• **TASK PROMPT**:
Your task is to copy every line of the entries that contains "matplotlib".

(Charts and diagrams as code)
--- BEGIN ---

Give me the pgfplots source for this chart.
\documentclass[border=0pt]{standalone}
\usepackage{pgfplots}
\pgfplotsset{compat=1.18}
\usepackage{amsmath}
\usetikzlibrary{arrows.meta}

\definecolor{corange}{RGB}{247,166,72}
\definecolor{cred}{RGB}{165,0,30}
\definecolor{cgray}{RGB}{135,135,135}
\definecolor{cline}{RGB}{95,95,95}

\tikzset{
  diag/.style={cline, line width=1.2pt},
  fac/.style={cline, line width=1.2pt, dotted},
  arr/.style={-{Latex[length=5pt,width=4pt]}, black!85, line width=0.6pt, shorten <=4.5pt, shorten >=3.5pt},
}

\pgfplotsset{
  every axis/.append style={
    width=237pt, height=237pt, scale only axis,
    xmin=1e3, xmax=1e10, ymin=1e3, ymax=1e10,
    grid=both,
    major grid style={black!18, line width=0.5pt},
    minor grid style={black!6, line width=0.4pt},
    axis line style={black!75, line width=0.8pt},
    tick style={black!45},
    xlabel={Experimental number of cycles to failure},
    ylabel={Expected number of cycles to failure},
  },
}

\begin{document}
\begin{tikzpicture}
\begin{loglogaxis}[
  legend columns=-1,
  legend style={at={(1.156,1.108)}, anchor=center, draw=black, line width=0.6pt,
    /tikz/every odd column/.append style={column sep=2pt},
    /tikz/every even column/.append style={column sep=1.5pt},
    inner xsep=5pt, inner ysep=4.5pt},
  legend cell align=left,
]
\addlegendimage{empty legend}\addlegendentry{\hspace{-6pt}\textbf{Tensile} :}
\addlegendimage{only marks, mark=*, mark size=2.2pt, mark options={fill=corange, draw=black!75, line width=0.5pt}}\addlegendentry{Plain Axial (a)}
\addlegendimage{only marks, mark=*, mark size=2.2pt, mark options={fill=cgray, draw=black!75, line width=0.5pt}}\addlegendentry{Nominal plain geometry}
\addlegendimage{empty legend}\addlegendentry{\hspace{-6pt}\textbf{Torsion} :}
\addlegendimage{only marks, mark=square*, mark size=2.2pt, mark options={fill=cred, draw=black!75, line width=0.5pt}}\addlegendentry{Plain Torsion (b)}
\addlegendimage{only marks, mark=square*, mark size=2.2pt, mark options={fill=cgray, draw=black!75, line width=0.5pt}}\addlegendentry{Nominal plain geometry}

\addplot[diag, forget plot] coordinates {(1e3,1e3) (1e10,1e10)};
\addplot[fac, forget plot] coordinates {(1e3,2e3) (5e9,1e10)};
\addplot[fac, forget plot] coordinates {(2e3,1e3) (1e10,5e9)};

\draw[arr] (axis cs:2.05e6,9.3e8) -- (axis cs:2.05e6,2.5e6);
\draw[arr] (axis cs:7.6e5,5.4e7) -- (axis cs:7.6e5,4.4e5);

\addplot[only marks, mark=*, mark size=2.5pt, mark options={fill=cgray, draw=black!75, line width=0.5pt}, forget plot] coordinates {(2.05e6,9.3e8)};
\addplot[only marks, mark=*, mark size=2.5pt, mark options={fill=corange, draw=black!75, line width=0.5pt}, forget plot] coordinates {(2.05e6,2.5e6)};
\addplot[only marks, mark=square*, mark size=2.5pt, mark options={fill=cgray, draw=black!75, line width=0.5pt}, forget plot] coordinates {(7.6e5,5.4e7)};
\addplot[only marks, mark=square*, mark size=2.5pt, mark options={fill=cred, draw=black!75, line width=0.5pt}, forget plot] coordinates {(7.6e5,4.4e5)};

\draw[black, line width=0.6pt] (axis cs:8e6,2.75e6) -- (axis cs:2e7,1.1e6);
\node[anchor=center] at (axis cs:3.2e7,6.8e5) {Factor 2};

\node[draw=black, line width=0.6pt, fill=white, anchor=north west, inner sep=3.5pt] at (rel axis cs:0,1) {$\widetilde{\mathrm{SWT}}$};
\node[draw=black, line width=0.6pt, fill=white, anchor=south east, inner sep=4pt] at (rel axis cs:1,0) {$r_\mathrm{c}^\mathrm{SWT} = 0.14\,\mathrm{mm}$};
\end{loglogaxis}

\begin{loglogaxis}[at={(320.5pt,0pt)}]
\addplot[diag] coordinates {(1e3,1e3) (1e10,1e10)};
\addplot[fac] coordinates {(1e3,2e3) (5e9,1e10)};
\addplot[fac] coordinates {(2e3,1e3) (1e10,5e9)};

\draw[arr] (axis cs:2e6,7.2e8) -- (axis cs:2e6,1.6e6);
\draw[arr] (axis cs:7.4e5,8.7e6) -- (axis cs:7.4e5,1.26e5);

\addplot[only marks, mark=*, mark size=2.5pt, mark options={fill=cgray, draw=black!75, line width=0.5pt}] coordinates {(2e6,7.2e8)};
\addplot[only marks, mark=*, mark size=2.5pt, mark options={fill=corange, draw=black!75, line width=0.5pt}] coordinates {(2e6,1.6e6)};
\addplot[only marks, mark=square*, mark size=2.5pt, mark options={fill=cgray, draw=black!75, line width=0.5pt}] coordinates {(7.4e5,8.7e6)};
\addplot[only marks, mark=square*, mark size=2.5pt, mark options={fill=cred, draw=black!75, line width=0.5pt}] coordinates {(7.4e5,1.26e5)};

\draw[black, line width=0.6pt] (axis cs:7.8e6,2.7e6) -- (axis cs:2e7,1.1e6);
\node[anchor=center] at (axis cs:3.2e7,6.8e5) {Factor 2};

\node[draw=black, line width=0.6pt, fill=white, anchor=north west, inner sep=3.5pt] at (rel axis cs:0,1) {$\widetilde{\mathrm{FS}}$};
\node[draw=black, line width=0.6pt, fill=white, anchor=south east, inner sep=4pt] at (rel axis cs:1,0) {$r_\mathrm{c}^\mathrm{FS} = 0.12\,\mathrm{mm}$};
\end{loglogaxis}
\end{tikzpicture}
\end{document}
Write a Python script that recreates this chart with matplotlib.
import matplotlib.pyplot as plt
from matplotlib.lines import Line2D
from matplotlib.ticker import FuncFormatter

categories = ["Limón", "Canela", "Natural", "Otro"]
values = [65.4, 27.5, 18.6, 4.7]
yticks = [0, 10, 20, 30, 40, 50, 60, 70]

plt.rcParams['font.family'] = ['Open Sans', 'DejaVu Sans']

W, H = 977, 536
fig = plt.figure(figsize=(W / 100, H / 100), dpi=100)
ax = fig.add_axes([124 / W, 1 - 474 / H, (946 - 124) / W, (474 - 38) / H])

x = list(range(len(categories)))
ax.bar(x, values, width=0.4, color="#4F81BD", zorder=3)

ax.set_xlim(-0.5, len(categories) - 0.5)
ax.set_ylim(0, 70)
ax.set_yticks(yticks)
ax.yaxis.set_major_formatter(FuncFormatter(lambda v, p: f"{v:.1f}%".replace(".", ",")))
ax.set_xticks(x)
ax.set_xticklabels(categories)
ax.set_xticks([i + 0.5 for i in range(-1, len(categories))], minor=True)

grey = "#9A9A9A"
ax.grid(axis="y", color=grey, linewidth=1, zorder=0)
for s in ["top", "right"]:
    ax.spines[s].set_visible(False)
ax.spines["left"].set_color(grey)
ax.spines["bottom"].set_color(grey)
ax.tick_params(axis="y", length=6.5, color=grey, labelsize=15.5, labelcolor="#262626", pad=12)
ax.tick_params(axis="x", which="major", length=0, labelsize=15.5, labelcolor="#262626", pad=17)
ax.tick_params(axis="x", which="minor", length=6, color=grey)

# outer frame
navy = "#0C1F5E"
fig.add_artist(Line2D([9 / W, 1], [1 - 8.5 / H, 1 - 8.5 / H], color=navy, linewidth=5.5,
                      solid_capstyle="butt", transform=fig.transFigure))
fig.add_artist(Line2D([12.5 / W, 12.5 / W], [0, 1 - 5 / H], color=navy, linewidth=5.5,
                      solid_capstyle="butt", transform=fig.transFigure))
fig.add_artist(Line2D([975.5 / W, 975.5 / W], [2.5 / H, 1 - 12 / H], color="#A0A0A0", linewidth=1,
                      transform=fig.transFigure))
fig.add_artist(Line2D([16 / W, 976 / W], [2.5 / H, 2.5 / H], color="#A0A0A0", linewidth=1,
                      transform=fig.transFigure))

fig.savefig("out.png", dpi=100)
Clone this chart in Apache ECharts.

--- END ---

• **ANSWER TO THIS TASK**:
Write a Python script that recreates this chart with matplotlib.
import matplotlib.pyplot as plt
from matplotlib.lines import Line2D
from matplotlib.ticker import FuncFormatter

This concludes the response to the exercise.